WHAT YOU ARE ASKED TO DO:
Go through the records below line by line, counting those that contain the word "LaTeX"; answer with the count only.

RECORDS:

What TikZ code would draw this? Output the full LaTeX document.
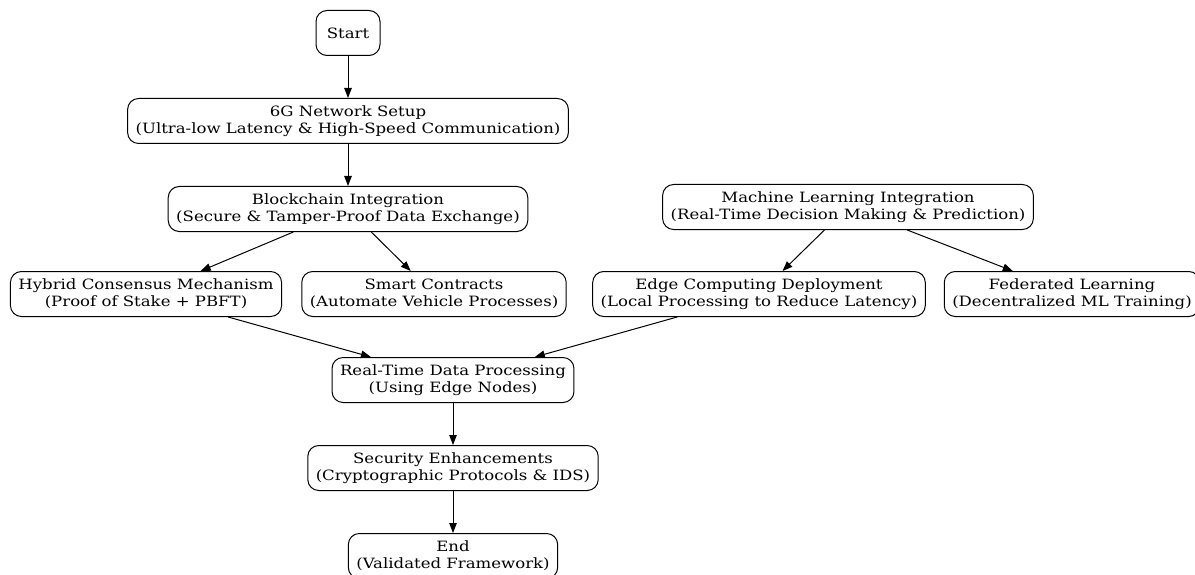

* * *

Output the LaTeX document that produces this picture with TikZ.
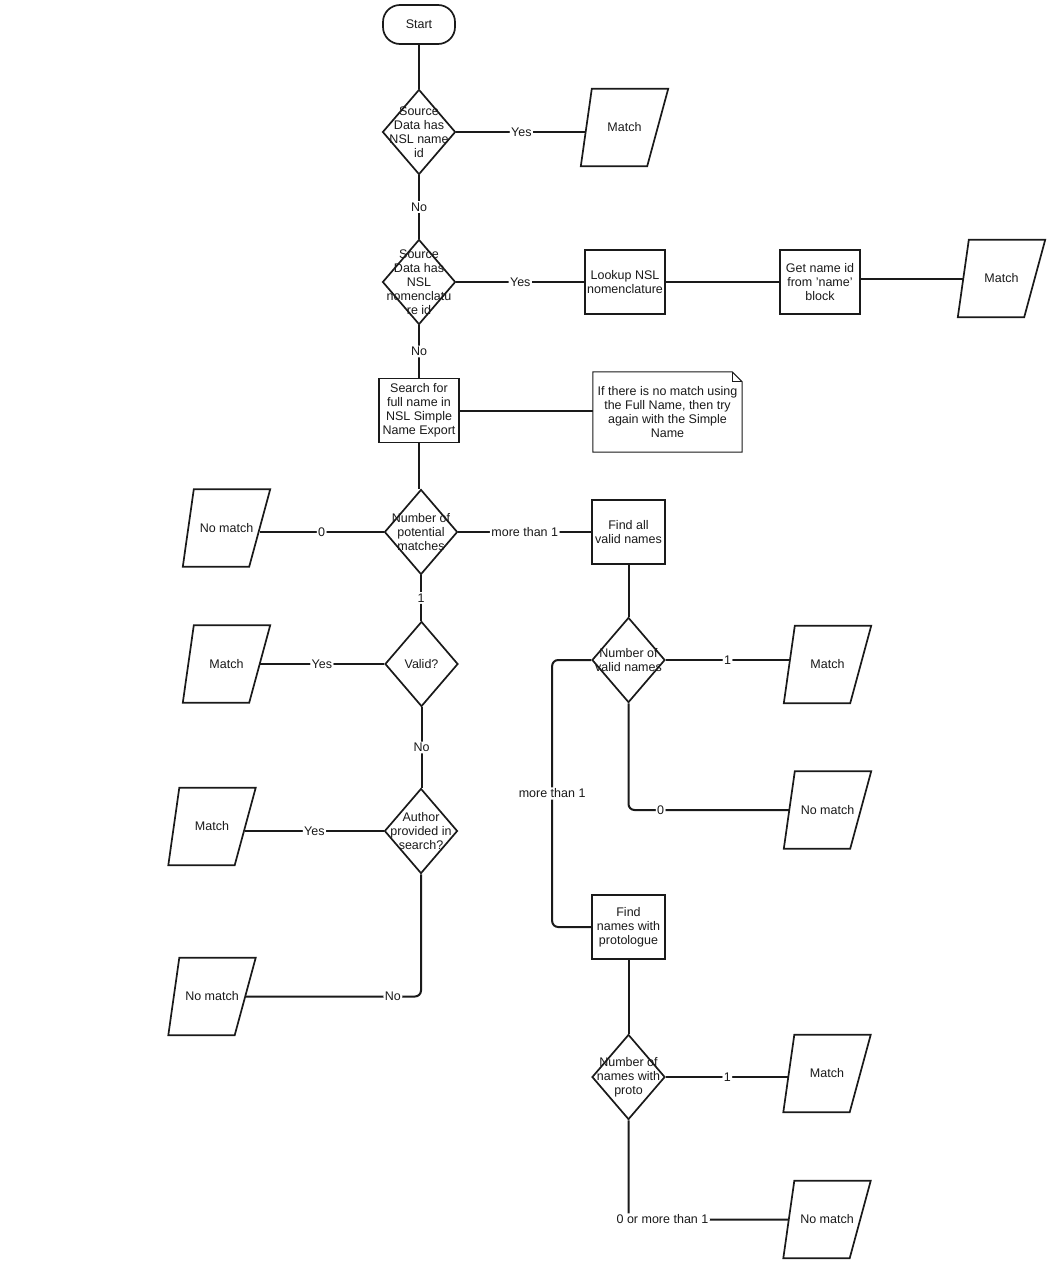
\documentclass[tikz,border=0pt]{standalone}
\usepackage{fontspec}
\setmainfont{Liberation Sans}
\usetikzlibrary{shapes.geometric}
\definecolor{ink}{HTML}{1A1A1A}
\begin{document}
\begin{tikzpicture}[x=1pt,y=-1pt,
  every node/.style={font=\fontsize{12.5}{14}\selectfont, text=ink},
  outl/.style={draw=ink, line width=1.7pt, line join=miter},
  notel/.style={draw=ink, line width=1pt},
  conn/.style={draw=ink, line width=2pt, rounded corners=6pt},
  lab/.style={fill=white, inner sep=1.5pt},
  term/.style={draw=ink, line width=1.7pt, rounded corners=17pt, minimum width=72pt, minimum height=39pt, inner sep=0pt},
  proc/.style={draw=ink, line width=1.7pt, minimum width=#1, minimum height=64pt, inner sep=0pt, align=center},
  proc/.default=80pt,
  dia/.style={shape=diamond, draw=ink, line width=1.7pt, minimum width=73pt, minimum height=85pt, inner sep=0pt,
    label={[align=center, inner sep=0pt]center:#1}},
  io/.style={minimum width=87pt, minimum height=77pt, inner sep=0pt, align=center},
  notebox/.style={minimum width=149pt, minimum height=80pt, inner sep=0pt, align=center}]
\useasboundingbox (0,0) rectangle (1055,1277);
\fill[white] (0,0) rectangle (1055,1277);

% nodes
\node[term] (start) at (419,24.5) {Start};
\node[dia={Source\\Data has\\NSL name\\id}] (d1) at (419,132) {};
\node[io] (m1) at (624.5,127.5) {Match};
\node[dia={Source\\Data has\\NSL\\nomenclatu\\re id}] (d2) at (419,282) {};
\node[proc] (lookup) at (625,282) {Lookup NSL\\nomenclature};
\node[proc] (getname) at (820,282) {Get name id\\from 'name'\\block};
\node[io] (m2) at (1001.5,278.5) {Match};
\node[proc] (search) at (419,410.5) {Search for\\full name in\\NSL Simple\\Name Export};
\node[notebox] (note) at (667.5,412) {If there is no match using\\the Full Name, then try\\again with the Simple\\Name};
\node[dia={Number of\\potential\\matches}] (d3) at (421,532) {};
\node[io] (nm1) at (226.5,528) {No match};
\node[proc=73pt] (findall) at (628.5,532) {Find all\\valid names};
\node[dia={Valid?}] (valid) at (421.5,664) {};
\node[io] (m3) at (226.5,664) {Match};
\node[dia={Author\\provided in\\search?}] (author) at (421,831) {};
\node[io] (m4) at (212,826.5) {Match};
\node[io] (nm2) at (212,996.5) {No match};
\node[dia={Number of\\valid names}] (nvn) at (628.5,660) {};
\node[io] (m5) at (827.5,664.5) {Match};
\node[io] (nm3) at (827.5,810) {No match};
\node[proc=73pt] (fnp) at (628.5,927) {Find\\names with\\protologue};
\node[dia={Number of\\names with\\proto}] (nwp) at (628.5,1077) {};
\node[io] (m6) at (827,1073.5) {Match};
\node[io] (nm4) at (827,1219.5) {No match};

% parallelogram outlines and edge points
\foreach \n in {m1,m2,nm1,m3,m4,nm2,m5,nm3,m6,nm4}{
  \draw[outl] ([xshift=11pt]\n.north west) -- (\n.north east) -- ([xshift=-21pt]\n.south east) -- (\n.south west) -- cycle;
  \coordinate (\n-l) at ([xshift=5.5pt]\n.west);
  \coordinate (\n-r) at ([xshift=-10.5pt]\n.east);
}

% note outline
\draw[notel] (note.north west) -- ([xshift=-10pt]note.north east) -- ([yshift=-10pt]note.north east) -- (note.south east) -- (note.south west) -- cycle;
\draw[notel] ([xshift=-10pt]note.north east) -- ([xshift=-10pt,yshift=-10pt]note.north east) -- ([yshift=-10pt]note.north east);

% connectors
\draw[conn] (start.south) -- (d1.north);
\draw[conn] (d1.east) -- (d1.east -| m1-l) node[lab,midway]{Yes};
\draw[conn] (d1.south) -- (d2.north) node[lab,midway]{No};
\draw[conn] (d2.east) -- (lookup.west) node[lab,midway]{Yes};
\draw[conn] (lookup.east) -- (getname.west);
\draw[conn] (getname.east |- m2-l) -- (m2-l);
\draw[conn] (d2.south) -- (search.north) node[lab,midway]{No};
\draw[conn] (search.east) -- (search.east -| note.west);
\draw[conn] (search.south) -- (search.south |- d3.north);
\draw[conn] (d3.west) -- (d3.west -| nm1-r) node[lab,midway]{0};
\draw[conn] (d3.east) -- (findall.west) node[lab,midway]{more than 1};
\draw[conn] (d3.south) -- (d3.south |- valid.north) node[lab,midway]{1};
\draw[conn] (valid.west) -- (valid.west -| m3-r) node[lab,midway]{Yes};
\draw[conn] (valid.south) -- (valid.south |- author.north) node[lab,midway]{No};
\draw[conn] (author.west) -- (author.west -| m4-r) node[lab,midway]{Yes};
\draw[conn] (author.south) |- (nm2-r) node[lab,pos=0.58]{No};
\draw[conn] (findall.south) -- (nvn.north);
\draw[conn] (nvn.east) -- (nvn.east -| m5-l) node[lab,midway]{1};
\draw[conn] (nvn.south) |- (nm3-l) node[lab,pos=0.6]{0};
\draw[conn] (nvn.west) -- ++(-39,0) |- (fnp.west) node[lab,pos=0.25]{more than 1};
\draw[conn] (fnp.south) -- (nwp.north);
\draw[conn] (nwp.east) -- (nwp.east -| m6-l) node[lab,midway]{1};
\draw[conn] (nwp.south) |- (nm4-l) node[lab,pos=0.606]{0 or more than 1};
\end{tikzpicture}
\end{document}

RESULT OF THE TASK:
2